[Begin WORKING DATA]

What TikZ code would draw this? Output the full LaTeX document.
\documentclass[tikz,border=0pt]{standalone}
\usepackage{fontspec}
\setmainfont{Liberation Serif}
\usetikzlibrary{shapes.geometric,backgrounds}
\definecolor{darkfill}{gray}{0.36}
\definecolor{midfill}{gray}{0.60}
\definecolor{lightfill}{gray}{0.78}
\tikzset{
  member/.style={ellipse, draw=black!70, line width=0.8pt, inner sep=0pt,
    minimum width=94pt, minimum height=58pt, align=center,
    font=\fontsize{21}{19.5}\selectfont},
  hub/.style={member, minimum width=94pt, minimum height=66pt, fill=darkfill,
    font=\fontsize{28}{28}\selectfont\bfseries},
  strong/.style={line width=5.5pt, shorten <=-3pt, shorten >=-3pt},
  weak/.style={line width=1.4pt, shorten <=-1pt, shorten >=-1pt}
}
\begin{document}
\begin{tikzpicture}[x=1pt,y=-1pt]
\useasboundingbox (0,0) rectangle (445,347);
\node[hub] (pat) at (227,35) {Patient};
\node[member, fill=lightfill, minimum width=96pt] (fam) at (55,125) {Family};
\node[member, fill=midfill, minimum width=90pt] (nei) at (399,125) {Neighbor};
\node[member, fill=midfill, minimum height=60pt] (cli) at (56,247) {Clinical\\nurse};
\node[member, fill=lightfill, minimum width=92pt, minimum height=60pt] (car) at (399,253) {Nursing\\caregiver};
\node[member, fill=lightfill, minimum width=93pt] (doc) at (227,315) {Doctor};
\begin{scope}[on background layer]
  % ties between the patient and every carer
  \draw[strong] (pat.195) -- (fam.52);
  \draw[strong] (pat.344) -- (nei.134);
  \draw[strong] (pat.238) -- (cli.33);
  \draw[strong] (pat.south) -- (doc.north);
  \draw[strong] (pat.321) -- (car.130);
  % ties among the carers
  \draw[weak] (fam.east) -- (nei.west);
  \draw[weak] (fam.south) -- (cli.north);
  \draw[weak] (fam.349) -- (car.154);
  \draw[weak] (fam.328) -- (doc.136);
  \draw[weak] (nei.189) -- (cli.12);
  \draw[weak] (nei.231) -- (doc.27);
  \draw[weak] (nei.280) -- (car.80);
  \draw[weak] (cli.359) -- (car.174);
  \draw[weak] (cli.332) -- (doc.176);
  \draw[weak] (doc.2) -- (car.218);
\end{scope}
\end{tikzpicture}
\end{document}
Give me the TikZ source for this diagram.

[End WORKING DATA]

What is the number of lines in the data above that include the word "this"? Answer with that number only.

- **EXPECTED OUTPUT**:
2